***** DATASET EXTRACT *****
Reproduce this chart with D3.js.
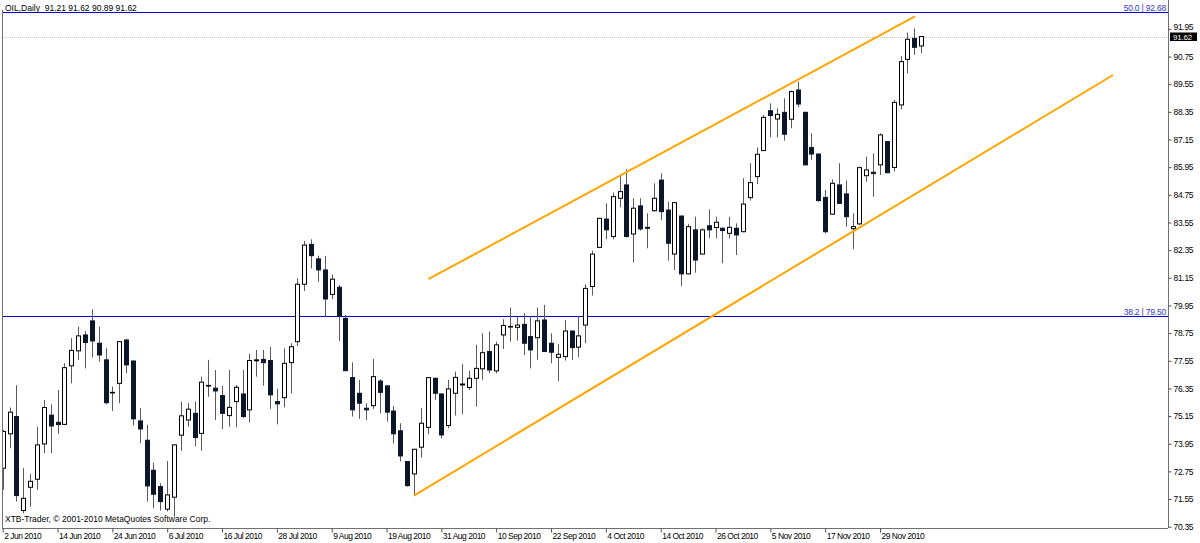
<!DOCTYPE html>
<html><head><meta charset="utf-8">
<script src="https://cdn.jsdelivr.net/npm/d3@7"></script>
<style>
html,body{margin:0;padding:0;background:#fff;}
svg{display:block;}
text{font-family:"Liberation Sans", Arial, sans-serif;}
</style></head><body>
<svg id="chart" width="1200" height="543"></svg>
<script>
const symbolHeader = "OIL,Daily  91.21 91.62 90.89 91.62";
const copyright = "XTB-Trader, \u00A9 2001-2010 MetaQuotes Software Corp.";
const tickBars = [0,8,16,24,32,40,48,56,64,72,80,88,96,104,112,120,128];
const tickLabels = ["2 Jun 2010","14 Jun 2010","24 Jun 2010","6 Jul 2010","16 Jul 2010","28 Jul 2010","9 Aug 2010","19 Aug 2010","31 Aug 2010","10 Sep 2010","22 Sep 2010","4 Oct 2010","14 Oct 2010","26 Oct 2010","5 Nov 2010","17 Nov 2010","29 Nov 2010"];
const priceTicks = [70.35,71.55,72.75,73.95,75.15,76.35,77.55,78.75,79.95,81.15,82.35,83.55,84.75,85.95,87.15,88.35,89.55,90.75,91.95];

const open = [72.89,74.38,75.13,71.05,72.06,72.41,73.94,75.19,74.88,74.79,77.33,77.98,78.67,79.28,78.31,77.59,76.17,76.57,78.45,77.54,
74.94,74.10,72.80,72.09,71.11,71.63,74.32,74.98,75.27,74.40,76.47,76.36,76.04,75.17,75.78,76.11,75.42,77.55,77.61,77.56,
75.78,75.95,77.47,78.38,80.87,82.60,81.97,81.49,80.43,80.74,79.39,76.82,76.14,75.49,75.60,76.67,76.46,75.37,74.51,73.18,
72.64,73.80,74.66,76.79,76.11,74.74,76.14,76.50,76.39,76.79,77.20,77.95,77.11,78.67,79.03,79.00,79.13,78.60,78.55,79.32,
78.31,77.70,77.73,78.84,78.14,79.10,80.77,82.47,83.70,82.94,84.60,85.18,83.05,84.27,83.34,84.06,85.39,84.09,82.18,83.83,
81.32,83.23,82.18,83.41,83.33,83.30,83.08,83.30,83.15,84.63,85.54,86.67,88.40,88.04,88.33,88.03,89.30,88.33,86.80,86.52,
84.64,83.91,85.18,84.79,83.28,83.49,85.58,85.73,86.05,87.06,85.94,88.65,90.63,91.54,91.21];
const high = [74.55,75.52,76.49,72.89,72.63,74.69,75.85,75.66,76.28,77.44,78.53,79.03,78.84,79.78,79.03,78.09,76.43,78.41,78.50,77.56,
75.49,74.77,73.13,72.24,73.20,73.92,75.78,75.71,75.78,76.86,77.59,77.15,76.46,77.15,76.50,77.15,77.85,78.02,78.02,78.16,
76.33,78.09,78.31,81.13,82.75,82.82,82.11,82.10,81.30,80.84,79.54,77.48,76.72,75.71,77.63,76.75,76.48,75.59,74.84,73.20,
73.73,75.49,76.84,76.82,76.13,76.72,77.08,77.40,77.11,78.24,78.74,78.82,78.38,79.35,79.86,79.47,79.61,79.49,79.86,79.97,
78.74,78.27,79.32,78.86,79.47,80.87,82.33,83.75,84.38,84.85,85.61,85.86,84.60,84.60,83.95,85.25,85.68,84.45,84.45,83.85,
83.49,83.80,83.30,84.12,83.80,83.34,83.80,83.51,85.47,86.12,86.81,88.22,88.72,88.50,88.94,89.27,89.66,88.35,87.42,86.55,
84.96,85.42,86.12,85.37,83.95,85.97,86.41,86.55,87.42,87.08,88.87,90.77,91.79,91.97,91.62];
const low = [71.95,73.75,71.44,70.93,71.22,71.95,73.54,73.54,74.38,74.75,76.57,77.59,77.22,77.69,77.51,75.66,75.37,75.71,77.01,74.74,
73.97,71.44,71.15,71.05,71.01,70.79,73.64,74.69,73.83,73.65,75.99,74.98,74.58,74.69,74.66,75.06,74.87,76.86,76.47,75.46,
74.79,75.53,76.14,78.19,80.58,81.56,80.98,79.47,80.23,78.41,77.10,75.13,75.03,74.98,75.46,75.27,74.91,73.97,73.18,72.09,
71.70,73.35,74.36,75.85,74.19,74.62,75.17,75.24,76.28,75.56,76.72,77.01,77.01,78.06,78.38,78.42,77.80,77.22,77.59,77.93,
77.44,76.67,77.56,77.59,77.70,78.31,80.38,82.45,82.82,82.82,84.21,82.91,81.81,83.20,82.43,84.02,83.66,81.89,81.49,80.80,
81.30,81.37,82.16,82.86,82.86,81.78,82.86,82.14,83.13,84.50,85.21,86.65,87.25,87.25,87.10,87.64,88.55,86.03,86.26,84.45,
83.08,83.88,84.35,83.37,82.39,83.44,85.32,84.67,85.61,85.69,85.76,88.46,90.02,90.82,90.89];
const close = [74.48,75.32,71.70,71.58,72.32,73.90,75.52,74.72,74.78,77.25,78.00,78.63,78.34,78.41,77.80,75.73,76.18,78.38,77.37,75.03,
74.59,72.12,71.76,71.44,71.73,73.90,75.16,75.45,74.22,76.62,76.48,76.24,75.27,75.53,76.40,75.13,77.56,77.59,77.47,76.07,
75.68,77.44,78.16,80.87,82.57,82.11,81.49,80.23,81.09,79.49,77.12,75.42,75.71,75.42,76.86,76.18,75.32,74.38,73.42,72.13,
73.71,74.84,76.82,76.14,74.33,76.33,76.83,76.54,76.79,77.22,77.90,77.15,78.24,79.08,79.04,79.10,78.31,78.02,79.28,77.95,
77.92,77.83,78.84,78.12,78.63,80.69,82.18,83.73,83.23,84.67,84.89,82.94,84.17,83.27,83.30,84.60,84.02,82.65,84.41,81.32,
83.37,81.92,83.23,83.23,83.56,83.20,83.34,83.01,84.35,85.28,86.51,88.11,88.19,88.24,87.38,89.23,88.69,86.05,86.52,84.50,
83.15,85.25,84.38,83.80,83.37,85.93,85.83,85.67,87.35,85.71,88.76,90.53,91.50,91.15,91.62];

const fibLevels = [92.68, 79.50];
const fibLabels = ["50.0 | 92.68", "38.2 | 79.50"];
const upperLineBars = [62.1, 133.1];
const upperLinePrices = [81.09, 92.49];
const lowerLineBars = [60, 162];
const lowerLinePrices = [71.70, 89.95];
const lastPrice = 91.62;

const svg = d3.select("#chart");
const W = 1200, H = 543;
const plotL = 2, plotR = 1168, plotT = 0, plotB = 528;

svg.append("rect").attr("width", W).attr("height", H).attr("fill", "#ffffff");

const x = d3.scaleLinear().domain([0, 134]).range([2.7, 2.7 + 134 * 6.854]);
const y = d3.scaleLinear().domain([70.35, 91.95]).range([526.7, 28.9]);

svg.append("clipPath").attr("id", "plotclip")
  .append("rect").attr("x", plotL + 1).attr("y", plotT).attr("width", plotR - plotL - 1).attr("height", plotB - plotT);

const plot = svg.append("g").attr("clip-path", "url(#plotclip)");

// fibonacci levels
fibLevels.forEach((lv, k) => {
  const yy = Math.round(y(lv)) + 0.5;
  plot.append("line").attr("x1", plotL).attr("x2", plotR).attr("y1", yy).attr("y2", yy)
    .attr("stroke", "#0000d0").attr("stroke-width", 1);
  svg.append("text").attr("x", plotR - 2).attr("y", yy - 2).attr("text-anchor", "end")
    .attr("font-size", "8.5px").attr("letter-spacing", "-0.2px").attr("fill", "#3535c8").text(fibLabels[k]);
});

// current price line
const lp = Math.round(y(lastPrice)) + 0.5;
plot.append("line").attr("x1", plotL).attr("x2", plotR).attr("y1", lp).attr("y2", lp)
  .attr("stroke", "#c8c8c8").attr("stroke-width", 1).attr("stroke-dasharray", "1,1");

// candles
const idx = d3.range(open.length);
const cg = plot.append("g");
cg.selectAll("line.wick").data(idx).join("line").attr("class", "wick")
  .attr("x1", i => Math.round(x(i)) + 0.5).attr("x2", i => Math.round(x(i)) + 0.5)
  .attr("y1", i => y(high[i])).attr("y2", i => y(low[i]))
  .attr("stroke", "#5a5a5a").attr("stroke-width", 1);
cg.selectAll("rect.body").data(idx).join("rect").attr("class", "body")
  .attr("x", i => Math.round(x(i)) - 1.5)
  .attr("width", 4)
  .attr("y", i => Math.min(y(open[i]), y(close[i])))
  .attr("height", i => Math.max(Math.abs(y(open[i]) - y(close[i])), 0.6))
  .attr("fill", i => close[i] >= open[i] ? "#ffffff" : "#0b162b")
  .attr("stroke", i => close[i] >= open[i] ? "#000000" : "#0b162b")
  .attr("stroke-width", 1);

// trend lines
const tl = d3.line().x(d => x(d[0])).y(d => y(d[1]));
plot.append("path").attr("d", tl(upperLineBars.map((b, k) => [b, upperLinePrices[k]])))
  .attr("fill", "none").attr("stroke", "#ffa500").attr("stroke-width", 2);
plot.append("path").attr("d", tl(lowerLineBars.map((b, k) => [b, lowerLinePrices[k]])))
  .attr("fill", "none").attr("stroke", "#ffa500").attr("stroke-width", 2);

// frame
svg.append("line").attr("x1", plotL + 0.5).attr("x2", plotL + 0.5).attr("y1", 10).attr("y2", plotB)
  .attr("stroke", "#707070");

// right axis
const yAxis = d3.axisRight(y).tickValues(priceTicks).tickFormat(d3.format(".2f")).tickSize(3).tickPadding(2);
const ya = svg.append("g").attr("transform", `translate(${plotR + 0.5},0)`).call(yAxis);
ya.select(".domain").attr("d", `M0,${plotT}V${plotB}`).attr("stroke", "#707070");
ya.selectAll(".tick line").attr("stroke", "#505050");
ya.selectAll(".tick text").attr("font-size", "8.5px").attr("letter-spacing", "-0.3px").attr("fill", "#000")
  .attr("font-family", "Liberation Sans, Arial, sans-serif");
// top tick label sits just above the last-price marker, as in the reference
ya.selectAll(".tick").filter(d => d === 91.95).select("text").attr("dy", "0.1em");

// last price marker
const lbl = svg.append("g").attr("transform", `translate(${plotR + 2},${y(lastPrice)})`);
lbl.append("rect").attr("x", 0).attr("y", -4).attr("width", 27).attr("height", 8.5).attr("fill", "#000");
lbl.append("text").attr("x", 3).attr("y", 3).attr("font-size", "8px").attr("letter-spacing", "-0.2px").attr("fill", "#fff").text(d3.format(".2f")(lastPrice));

// bottom axis
const xAxis = d3.axisBottom(x).tickValues(tickBars).tickFormat((d, k) => tickLabels[k]).tickSize(4).tickPadding(2);
const xa = svg.append("g").attr("transform", `translate(0,${plotB + 0.5})`).call(xAxis);
xa.select(".domain").attr("d", `M${plotL},0H${plotR}`).attr("stroke", "#707070");
xa.selectAll(".tick line").attr("stroke", "#505050");
xa.selectAll(".tick text").attr("text-anchor", "start").attr("dx", "1px").attr("dy", "0.55em")
  .attr("font-size", "8.5px").attr("letter-spacing", "-0.5px").attr("fill", "#000")
  .attr("font-family", "Liberation Sans, Arial, sans-serif");

// header and copyright
svg.append("text").attr("x", 5).attr("y", 10.5).attr("font-size", "8.5px").attr("fill", "#000").text(symbolHeader)
  .attr("xml:space", "preserve").style("white-space", "pre");
svg.append("text").attr("x", 5).attr("y", 522).attr("font-size", "8.5px").attr("fill", "#000").text(copyright);
</script>
</body></html>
*****
AIM =
Pick out each line in the material containing "chart".

FULL ANSWER =
Reproduce this chart with D3.js.
<svg id="chart" width="1200" height="543"></svg>
const svg = d3.select("#chart");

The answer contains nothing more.